In reality, the brothers Pintu ‘pehalwan’ (Pradeep Nagar) and Chintu (Siddhanth Kapoor) seem more like caricatures than the holy terror they are made out to be by the show, given their lack of good sense and cold-bloodedness coupled with their love for bloodletting. What seems to matter most to the brothers is that ordinary people must be frightened of them. Not surprisingly, perhaps, they suffer in comparison with Shaukeen even after he is dead when it comes to the moolah.

And so the show goes on, with the dedicated SSP clueless how to fix the messed-up brothers while they go around killing merrily whenever the fancy gets them while the ever-present media with their boom mics and cameras demand to know when the ‘jungle raj’ will end. The absurdity of small-town journalists in a boondocks district demanding answers is even more striking when one considers how supine the national media has been even in cases of blatant lawlessness where the evidence is posted online by the very goons who commit the crime.

With a handful of dedicated officers and the mandatory Judas — whose existence remains a mystery to the otherwise smart IPS officer until the fag end — Sikhera struggles through the best part of the series to get to grips with the problem. Matters come to a head when the Dedhas set off on a killing spree for reasons that are not very clear, forcing the chief minister to read the riot act to the director-general of police, who, in turn, gives Sikhera a deadline — three days! — to clean up the mess. Voila! As any journalist worth her salt knows, nothing like a deadline to send the blood coursing and get the creative juices flowing.
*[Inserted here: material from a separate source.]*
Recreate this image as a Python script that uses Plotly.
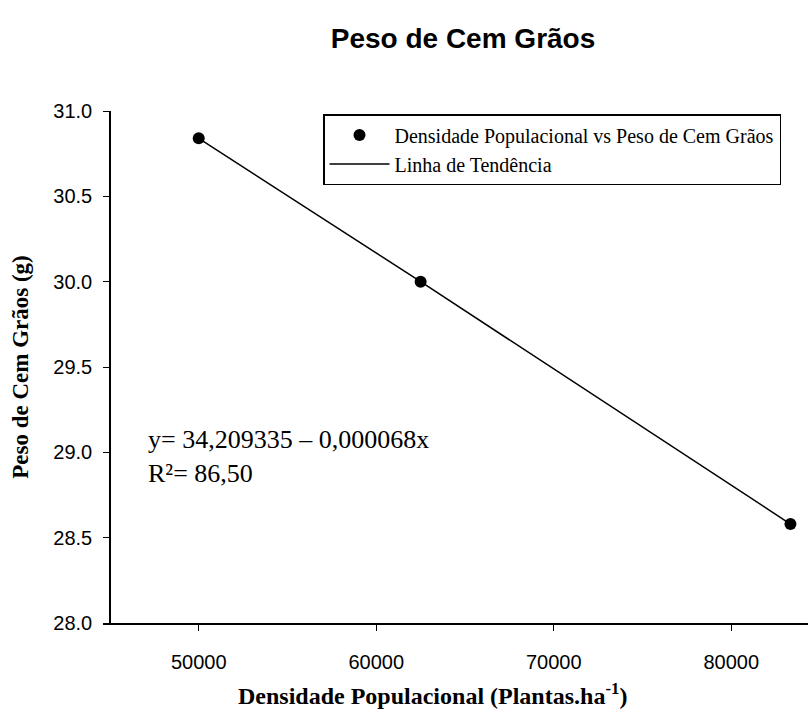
import plotly.graph_objects as go

# Plant population (plants per hectare) and hundred-grain weight (g)
densidade = [50000, 62500, 83333]
peso = [30.84, 30.00, 28.58]

# Trend line values drawn through the observed points
tendencia_x = [50000, 62500, 83333]
tendencia_y = [30.84, 30.00, 28.58]

y_ticks = [28.0, 28.5, 29.0, 29.5, 30.0, 30.5, 31.0]
x_ticks = [50000, 60000, 70000, 80000]

W, H = 808, 711
L, R, T, B = 103, 0, 111, 88
plot_w = W - L - R
plot_h = 622 - T


def px_x(p):
    return (p - L) / plot_w


def px_y(p):
    return (622 - p) / plot_h


fig = go.Figure()
fig.add_trace(go.Scatter(
    x=densidade, y=peso, mode="markers",
    marker=dict(color="black", size=12),
    name="Densidade Populacional vs Peso de Cem Grãos",
))
fig.add_trace(go.Scatter(
    x=tendencia_x, y=tendencia_y, mode="lines",
    line=dict(color="black", width=1.5),
    name="Linha de Tendência",
))

# Regression equation and coefficient of determination
fig.add_annotation(
    xref="paper", yref="paper", x=px_x(146), y=px_y(456),
    xanchor="left", yanchor="middle", showarrow=False, align="left",
    text="y= 34,209335 – 0,000068x<br>R²= 86,50",
    font=dict(family="Liberation Serif", size=26, color="black"),
)

# x-axis title, placed as a free annotation
fig.add_annotation(
    xref="paper", yref="paper", x=px_x(432), y=px_y(710),
    xanchor="center", yanchor="bottom", showarrow=False,
    text="<b>Densidade Populacional (Plantas.ha<sup>-1</sup>)</b>",
    font=dict(family="Liberation Serif", size=24, color="black"),
)

fig.update_layout(
    width=W, height=H,
    margin=dict(l=L, r=R, t=T, b=B),
    paper_bgcolor="white", plot_bgcolor="white",
    title=dict(
        text="<b>Peso de Cem Grãos</b>", x=463 / W, xanchor="center",
        y=1 - 38 / H, yanchor="middle",
        font=dict(family="Liberation Sans", size=28, color="black"),
    ),
    showlegend=True,
    legend=dict(
        x=px_x(323), y=px_y(114),
        xanchor="left", yanchor="top",
        bordercolor="black", borderwidth=1.5, bgcolor="white",
        font=dict(family="Liberation Serif", size=20, color="black"),
        tracegroupgap=0, itemwidth=60,
    ),
    xaxis=dict(
        range=[44608, 84321], tickvals=x_ticks, ticktext=[str(v) for v in x_ticks],
        showline=True, linecolor="black", linewidth=1.5,
        ticks="outside", ticklen=6, tickwidth=1.2, tickcolor="black",
        showgrid=False, zeroline=False, ticklabelstandoff=14,
        tickfont=dict(family="Liberation Sans", size=20, color="black"),
    ),
    yaxis=dict(
        range=[28, 31], tickvals=y_ticks, ticktext=[f"{v:.1f}" for v in y_ticks],
        anchor="free", position=px_x(110),
        showline=True, linecolor="black", linewidth=1.5,
        ticks="outside", ticklen=6, tickwidth=1.2, tickcolor="black",
        showgrid=False, zeroline=False, ticklabelstandoff=7,
        tickfont=dict(family="Liberation Sans", size=20, color="black"),
        title=dict(
            text="<b>Peso de Cem Grãos (g)</b>",
            font=dict(family="Liberation Serif", size=23, color="black"),
            standoff=17,
        ),
    ),
)

fig.write_html("out.html")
The pace picks up, the SSP looks sharp and it would be no spoiler to say that he is able to meet his deadline in the only way our movie cops — and, increasingly, some real ones — know.

Production-wise, the series is well made. The semi-rural setup, dusty small towns, narrow roads, people struggling to live their lives and the fatalism are on point. Some of the dialogues would have elicited wolf whistles in single-screen cinemas. And the fight sequences and the gore would have been applauded.

Most of the cast perform their roles well with Pradeep Nagar and Siddhanth Kapoor as the Dedha brothers being the pick. They convey the brotherly attachment and hot-headedness of uncouth gangsters well. Nagar with his cat eyes and handlebar moustache looks devilish while one can discern traces of Shakti in Siddhanth. But there is only so much they can do when the writing lacks depth. Pintu’s repeated exhortation to his thugs to spread terror and not count the cost is amusing.

Raina is believable as the upright police officer, but for the most part, he is helpless, unable to pin anything on a quarry whom he keeps planning to ‘bring out into the open’ when they move around at will and commit their crimes in daylight in the market square. Only the police seem clueless. Yet the officers are all proud to belong to the Uttar Pradesh police.

Bidita Bag, who plays Nazneen, concubine of the slain Shaukeen, has a reduced role this time but is competent as ever. So is the veteran Anil Dhawan, who plays a local doctor who gets abducted, and the late Bikramjeet Kanwarpal as the mandatory slippery politician Aslam Rana, once the patron of Shaukeen and now backing the Dedhas but really only playing for himself. The show is dedicated to the retired major who died of COVID-19 last year.

Bhaukaal (Season 2) is now available on MX Player.